When a Los Angeles bus rider asked presidential candidate George W. Bush about transit improvements in 2000, Bush responded, "My hope is that you will be able to find good enough work so you'll be able to afford a car." Bush was undoubtedly sincere. Like many Americans-probably most-he saw a bus (like a bicycle) as a nothing more than a pathetic substitute for a car.

On the other hand, the commuter train has survived the entire auto age in several of our older cities, and its clientele has held onto its moderately exclusive image. In the long-vanished age of the "family car"-that is, when there was only one per family-the suburban housewife dropped off her suit-clad husband at the rail station, so she could have the station wagon (that's where the name comes from) for the day. Most suburban commuter lines still do, in fact, serve a fairly upscale clientele: just look at the parking lots.

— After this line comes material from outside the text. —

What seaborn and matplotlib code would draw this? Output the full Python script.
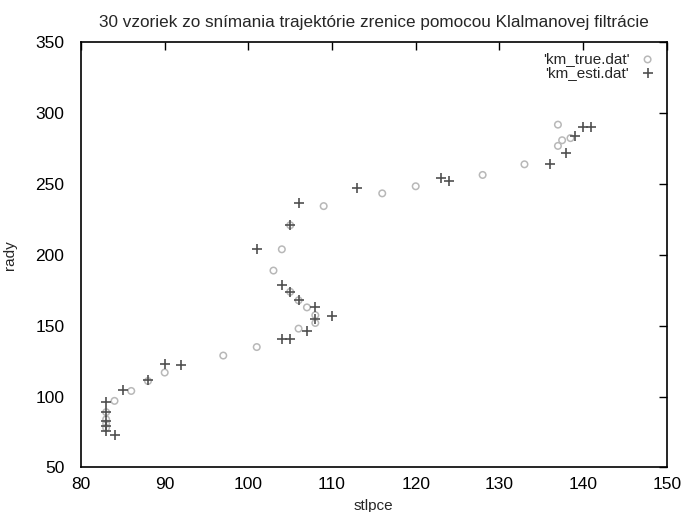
import matplotlib
matplotlib.use("Agg")
import matplotlib.pyplot as plt
import seaborn as sns
import pandas as pd

# measured pupil positions (column, row)
true_x = [83, 83, 83, 83, 84, 86, 88, 90, 97, 101, 106, 108, 108, 107, 106, 105,
          103, 104, 105, 109, 116, 120, 128, 133, 137, 137.5, 138.5, 137]
true_y = [78, 81, 84, 89, 97, 104, 111, 117, 129, 135, 148, 152, 157.5, 163, 168, 174,
          189, 204, 221, 234.5, 243.5, 248.5, 256.5, 264, 277, 281, 282.5, 292]

# Kalman filter estimates (column, row)
esti_x = [84, 83, 83, 83, 83, 83, 85, 88, 90, 92, 104, 105, 107, 108, 110, 108, 106,
          105, 104, 101, 105, 106, 113, 123, 124, 136, 138, 139, 140, 141]
esti_y = [73, 76, 79, 83, 89, 96, 105, 112, 123, 122, 140.5, 141, 146.5, 155, 157,
          163, 168, 174, 179, 204, 221, 237, 247, 254, 252, 264, 272, 284, 290, 290]

title = "30 vzoriek zo snímania trajektórie zrenice pomocou Klalmanovej filtrácie"
x_label = "stlpce"
y_label = "rady"
label_true = "'km_true.dat'"
label_esti = "'km_esti.dat'"
x_ticks = [80, 90, 100, 110, 120, 130, 140, 150]
y_ticks = [50, 100, 150, 200, 250, 300, 350]

sns.set_theme(style="white")
plt.rcParams["font.family"] = ["Liberation Sans", "DejaVu Sans"]

df_true = pd.DataFrame({"x": true_x, "y": true_y})
df_esti = pd.DataFrame({"x": esti_x, "y": esti_y})

fig = plt.figure(figsize=(6.81, 5.12), dpi=100)
ax = fig.add_axes([0.119, 0.087, 0.860, 0.830])

sns.scatterplot(data=df_true, x="x", y="y", ax=ax, marker="o", s=22,
                facecolors="none", edgecolor="#b8b8b8", linewidth=1.1,
                label=label_true)
sns.scatterplot(data=df_esti, x="x", y="y", ax=ax, marker="+", s=55,
                color="#505050", linewidth=1.2, label=label_esti)

ax.set_xlim(80, 150)
ax.set_ylim(50, 350)
ax.set_xticks(x_ticks)
ax.set_yticks(y_ticks)
ax.tick_params(axis="both", direction="in", length=6, width=1, color="black",
               top=True, right=True, labelsize=12.5, labelcolor="black")
ax.tick_params(axis="x", pad=7)
ax.tick_params(axis="y", pad=12)
for s in ax.spines.values():
    s.set_visible(True)
    s.set_color("black")
    s.set_linewidth(1.2)

ax.set_title(title, fontsize=12.3, pad=11)
ax.set_xlabel(x_label, fontsize=11, labelpad=5)
ax.set_ylabel(y_label, fontsize=11, labelpad=13)

leg = ax.legend(loc="upper right", frameon=False, markerfirst=False,
                fontsize=11, handletextpad=0.6, labelspacing=0.0,
                borderaxespad=0.25, handlelength=1.2)
for t in leg.get_texts():
    t.set_ha("right")

fig.savefig("out.png", dpi=100)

Meanwhile, many U.S. cities without these legacy systems are building new light-rail lines, which are clearly angling for prosperous riders who either own cars or could afford them. Even where these lines are not claiming street space from cars, they are competing for scarce transportation dollars that could be used to build roads. Understandably, some motorists are suspicious of-or simply bewildered by--what appear to be efforts to make mass transit fashionable.

It is easy for number-crunching economists and planners to ignore the power of fashion, but we do so at our peril. People's attitudes and transportation choices are shaped by deep-seated feelings about respectability. This is not to suggest that the practical advantages of cars (whether dependent on subsidies or not) don't matter. They have made it easy for American motorists to avoid contemplating their transportation choices. If at all possible, you drive. Anything else seems inconvenient, uncomfortable--and certainly embarrassing. So the average driver, like the apocryphal Margaret Thatcher and the real George W. Bush, finds bicyclists and bus riders either pitiful or incomprehensible--and politicians cannot resist demonizing bike-friendly policies.

But if cyclists and transit users no longer seem to envy motorists, then motorists might be facing a crisis of confidence. In the short run, their insecurity may harden attitudes, as anxious drivers cling to their steering wheels and rage against the trendsetters. But change may be coming. If teenagers' desire to drive continues to weaken, if Hollywood begins to give bikes and buses a trendy aura, we will know that the tides of fashion are changing. If cars cease to be the essential token of respectability-if you can be cool without one-then the automakers may be in deeper trouble than they think.

For a long time to come, cars will remain the most practical choice for many people. But motorists' anger and defensiveness may itself be evidence of a cultural revolution in the making.


Brian Ladd is an urban historian and author of the book Autophobia: Love and Hate in the Automotive Age.